Here are some ideas to consider.
When fish see red, does it think blood and a wounded animal? When it sees pink is it thinking gay prey?
When a bass strikes something out-of-this-world, do you wonder, what was it thinking? Just maybe it struck the lure because it didn't think or better yet CAN'T THINK. One angler I know made a good argument for not going nuts over what hue to use because unless working a lure in clear water, how does one know what hue a bass is seeing? A prime example is low light cloudy days and muddy water and colors that disappear fast below a certain depth. Crawfish change colors depending on the season. How does one know which color to match?
In my mind the emphasis for using lures is based on lure characteristics-in-combination regardless the season.
Simply put, we like a certain lure because it catches fish. BUT WHY? Here are a few things I take into consideration:
1. lure contrast
a. This includes color brightness such as fluorescent colors that stand out like a neon sign.
b. Laminate color contrast such as a darker color on one surface/ bright color on the other; bright tail color/dark body
c. Flash to include flakes in the plastic or on it's surface; spinning flashing blades (IE in-line)
In my mind, I want the color to contrast against where a fish is looking - the bottom, the surface or to the side. If the lure is black, I expect the lure's action will be primary (IE a skirted jig and action trailer). Color can be a trigger, but not for any reason except color emphasizes lure shape and action which bring me to:.
2. shape and size in combination that match the potential of a fish striking striking it
a. Sometimes less is better, smaller/finesse; at other times increased body bulk and maybe also length challenges a fish's territory regardless the size fish.
b. IMO certain lure profiles are programmed into a fish's DNA - depending on the fish in a specific water, keeping in mind that there are no guarantees of a universal shape appeal.
c. a fish's current aggressiveness that falls into a range from 1-5 determines what shapes and size fish will attack -IE pre-spawn fish in the shallows and school fish are very aggressive - activity range 5.
3. lure action/ vibration / lateral line stimulation/ lure speed
a. there are many that do better retrieved slowly with pauses; other do fine trolled at a medium speed but that have a bill-induced wobble (crankbaits, chatterbait).
b. a particular vibration-type picked up by sonic detection merits a close inspection of what a lure looks and acts like on various retrieves - which matters more than we know.
c. horizontal action vs vertical action are key considerations for choosing lure design and presentation. This coupled with lure speed in either direction determine a lure's success.
I'll bet every one of you who has caught bass or any other species over the years, inadvertently or intentionally has taken the above into consideration. Granted, you may use a color you think a fish thinks is a shad, but as was stated above, fish bite lures for different reason, the least of which is to chow down on only one prey species at a time.

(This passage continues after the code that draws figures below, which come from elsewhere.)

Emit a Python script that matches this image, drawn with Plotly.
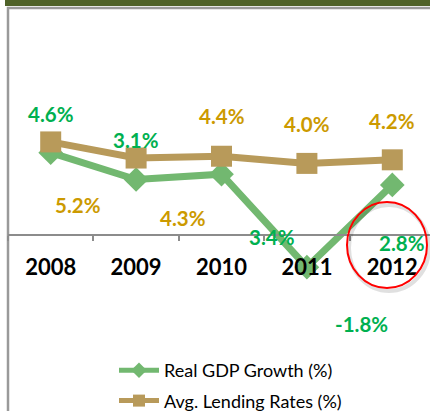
import plotly.graph_objects as go

# Categories and series values
years = ["2008", "2009", "2010", "2011", "2012"]
gdp_growth = [4.6, 3.1, 3.4, -1.8, 2.8]
lending_rates = [5.2, 4.3, 4.4, 4.0, 4.2]

# Per-point label offsets in pixels (x, y up-positive)
gdp_label_shift = [(0, 39), (0, 40), (50, -63), (55, -57), (10, -58)]
lending_label_shift = [(27, -63), (47, -60), (0, 40), (0, 39), (0, 39)]

GREEN_LINE = "#72b870"
TAN_LINE = "#b89a5a"
GREEN_TEXT = "#00b050"
GOLD_TEXT = "#cc9a00"
FONT = "Lato"

W, H = 430, 411
ML, MR, MT, MB = 8, 0, 9, 0
PW, PH = W - ML - MR, H - MT - MB
PX_PER_UNIT = 17.9
ZERO_PX = 235  # pixel row of the value axis zero
PX_PER_CAT = 85.4


def px_x(p):
    return (p - ML) / PW


def px_y(p):
    return (H - MB - p) / PH


y_top = (ZERO_PX - MT) / PX_PER_UNIT
y_bot = -(H - MB - ZERO_PX) / PX_PER_UNIT

fig = go.Figure()
fig.add_trace(go.Scatter(
    x=years, y=gdp_growth, name="Real GDP Growth (%)", mode="lines+markers",
    line=dict(color=GREEN_LINE, width=7),
    marker=dict(symbol="diamond", size=19, color=GREEN_LINE),
    legendgroup="gdp", cliponaxis=False,
))
fig.add_trace(go.Scatter(
    x=years, y=lending_rates, name="Avg. Lending Rates (%)", mode="lines+markers",
    line=dict(color=TAN_LINE, width=7),
    marker=dict(symbol="square", size=21, color=TAN_LINE),
    legendgroup="lend", cliponaxis=False,
))

annotations = []
# category axis: annotations are placed by category index
for i, (v, (dx, dy)) in enumerate(zip(gdp_growth, gdp_label_shift)):
    annotations.append(dict(x=i, y=v, xref="x", yref="y", text=f"{v:.1f}%",
                            showarrow=False, xshift=dx, yshift=dy,
                            font=dict(family=FONT, size=20.5, color=GREEN_TEXT, weight="bold")))
for i, (v, (dx, dy)) in enumerate(zip(lending_rates, lending_label_shift)):
    annotations.append(dict(x=i, y=v, xref="x", yref="y", text=f"{v:.1f}%",
                            showarrow=False, xshift=dx, yshift=dy,
                            font=dict(family=FONT, size=20.5, color=GOLD_TEXT, weight="bold")))

# Title text in the header bar (mostly above the visible area)
annotations.append(dict(x=px_x(214), y=px_y(5), xref="paper", yref="paper",
                        text="Rates", showarrow=False, xanchor="center", yanchor="bottom",
                        font=dict(family=FONT, size=22, color="white", weight="bold")))

shapes = [
    # header bar
    dict(type="rect", xref="paper", yref="paper", x0=px_x(5), x1=px_x(440),
         y0=px_y(6), y1=px_y(-5), fillcolor="#4f6228", line=dict(width=0), layer="below"),
    # chart-area border
    dict(type="rect", xref="paper", yref="paper", x0=px_x(8), x1=px_x(460),
         y0=px_y(440), y1=px_y(8), line=dict(color="#9a9a9a", width=2.5),
         fillcolor="rgba(0,0,0,0)", layer="below"),
    # highlight ring shadow
    dict(type="circle", xref="paper", yref="paper", x0=px_x(349), x1=px_x(429),
         y0=px_y(291), y1=px_y(205), line=dict(color="rgba(0,0,0,0.12)", width=4),
         layer="above"),
    # highlight ring
    dict(type="circle", xref="paper", yref="paper", x0=px_x(347), x1=px_x(427),
         y0=px_y(288), y1=px_y(202), line=dict(color="#ff0000", width=2),
         layer="above"),
]

fig.update_layout(
    width=W, height=H,
    margin=dict(l=ML, r=MR, t=MT, b=MB, pad=0, autoexpand=False),
    paper_bgcolor="white", plot_bgcolor="white",
    font=dict(family=FONT, color="black"),
    showlegend=True,
    legend=dict(x=px_x(114), y=px_y(352), xanchor="left", yanchor="top",
                font=dict(family=FONT, size=18, color="black"),
                bgcolor="rgba(0,0,0,0)", tracegroupgap=4, itemwidth=40,
                itemsizing="constant"),
    annotations=annotations,
    shapes=shapes,
    xaxis=dict(type="category", range=[-0.5, -0.5 + PW / PX_PER_CAT],
               anchor="free", position=px_y(ZERO_PX),
               showline=True, linecolor="#8c8c8c", linewidth=2,
               ticks="outside", tickson="boundaries", ticklen=5,
               tickcolor="#8c8c8c", tickwidth=2,
               ticklabelstandoff=13, showgrid=False, zeroline=False,
               tickfont=dict(family=FONT, size=22, color="black", weight="bold")),
    yaxis=dict(range=[y_bot, y_top], visible=False, showgrid=False, zeroline=False),
)

fig.write_html("out.html")
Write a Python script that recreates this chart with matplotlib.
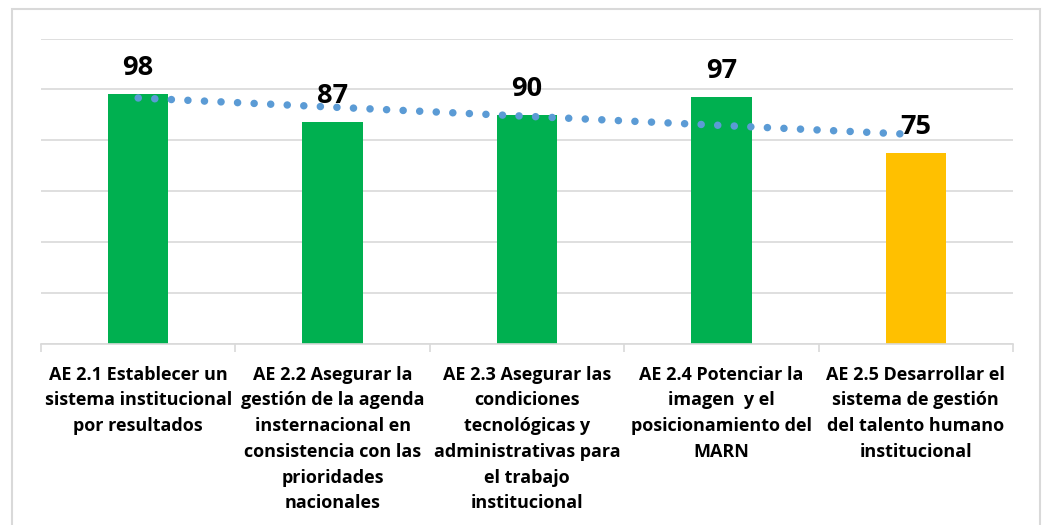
import matplotlib
matplotlib.use("Agg")
import matplotlib.pyplot as plt
import numpy as np
from matplotlib.patches import Rectangle

categories = [
    "AE 2.1 Establecer un\nsistema institucional\npor resultados",
    "AE 2.2 Asegurar la\ngestión de la agenda\ninsternacional en\nconsistencia con las\nprioridades\nnacionales",
    "AE 2.3 Asegurar las\ncondiciones\ntecnológicas y\nadministrativas para\nel trabajo\ninstitucional",
    "AE 2.4 Potenciar la\nimagen  y el\nposicionamiento del\nMARN",
    "AE 2.5 Desarrollar el\nsistema de gestión\ndel talento humano\ninstitucional",
]
values = [98, 87, 90, 97, 75]
bar_colors = ["#00B050", "#00B050", "#00B050", "#00B050", "#FFC000"]

plt.rcParams['font.family'] = ['Open Sans', 'DejaVu Sans']

fig = plt.figure(figsize=(10.43, 5.25), dpi=100)
ax = fig.add_axes([41 / 1043, 1 - 343.5 / 525, 972 / 1043, 305 / 525])

x = np.arange(len(values))
ax.bar(x, values, width=0.31, color=bar_colors, zorder=2)

# linear trendline
coef = np.polyfit(x, values, 1)
trend = np.polyval(coef, x)
ax.plot(x, trend, color="#5B9BD5", lw=5.4, linestyle=(0, (0.01, 2.2)),
        dash_capstyle='round', zorder=3)

for xi, v in zip(x, values):
    ax.annotate(str(v), (xi, v), xytext=(0, 26), textcoords='offset pixels',
                ha='center', va='center', fontsize=19.5, fontweight='bold', zorder=4)

ax.set_xlim(-0.5, len(values) - 0.5)
ax.set_ylim(0, 120)
ax.set_yticks(np.arange(0, 121, 20))
ax.yaxis.grid(True, color="#D9D9D9", lw=1.2)
ax.set_axisbelow(True)
ax.tick_params(axis='y', length=0, labelleft=False)
for s in ['top', 'right', 'left']:
    ax.spines[s].set_visible(False)
ax.spines['bottom'].set_color("#D9D9D9")
ax.spines['bottom'].set_linewidth(1.2)

ax.set_xticks(x)
ax.set_xticklabels(categories, fontsize=13, fontweight='bold', linespacing=1.55)
ax.tick_params(axis='x', length=0, pad=16)
ax.set_xticks(np.arange(-0.5, len(values)), minor=True)
ax.tick_params(axis='x', which='minor', length=6, color="#D9D9D9", width=1.2)

fig.patches.append(Rectangle((12 / 1043, -0.05), 1028 / 1043, 1.05 - 9 / 525,
                             transform=fig.transFigure, fill=False,
                             edgecolor="#D9D9D9", lw=1.5))

fig.savefig("out.png", dpi=100)
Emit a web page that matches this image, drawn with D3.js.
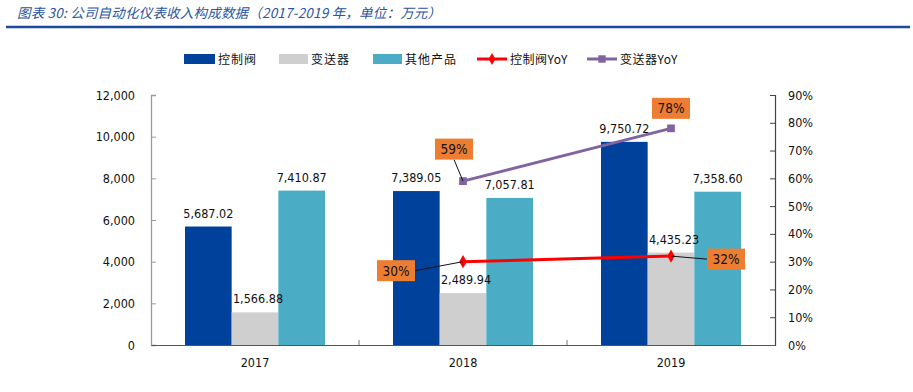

When it comes to colors, I have a limited range of say 5-10 colors I use depending on the lure and they are a secondary consideration when it comes to lure shape, size and action - IN COMBINATION. Please consider watching how a favorite lure acts as compared to similar lures. There's got to be something that sets it apart. Example: not all soft sticks like the Senko do well. Why? Lure action speaks the LOUDEST !!!
Finally, LURES IN GENERAL CONTRAST WITH ANYTHING THAT SWIMS, CRAWLS OR SCURRIES WHERE FISH LIVE. A buzzbait going a steady 1'/second is like nothing a fish has ever seen or heard. A spinnerbait with a huge willow leaf blade emitting super-bright strobe-like flashes is like nothing bass have ever seen yet they strike. Nothing swims like a skirted jig with Rage Tail trailer, yet bass attack it either swimming the lure or working it on the bottom. Examples of unnatural lure contrasts that catch fish of any species are unlimited !
I've come to believe that based on the hypersensitivity of fish senses such as vibration and odor detection as well as amazing underwater vision, what I want to match when choosing lures are those characteristics that 1. get and hold a fish's attention long enough to 2. start the biological strike sequence. Label it match-the-hatch, feeding, curiosity or anything else, but lure action-by-design is key.
Note: Angler input is a big part of the combination. Used incorrectly, no lure will work on average no matter how great its design.
One last point about color. I'm superstitious when it comes to color choices in that if I find a few that work for certain lures, that's all I use - anytime; there being a different set for another lure type. There's no reason to go nuts with colors as long as I have confidence in colors that allow lure contrast components that define lure shape and size and visually enhance lure action.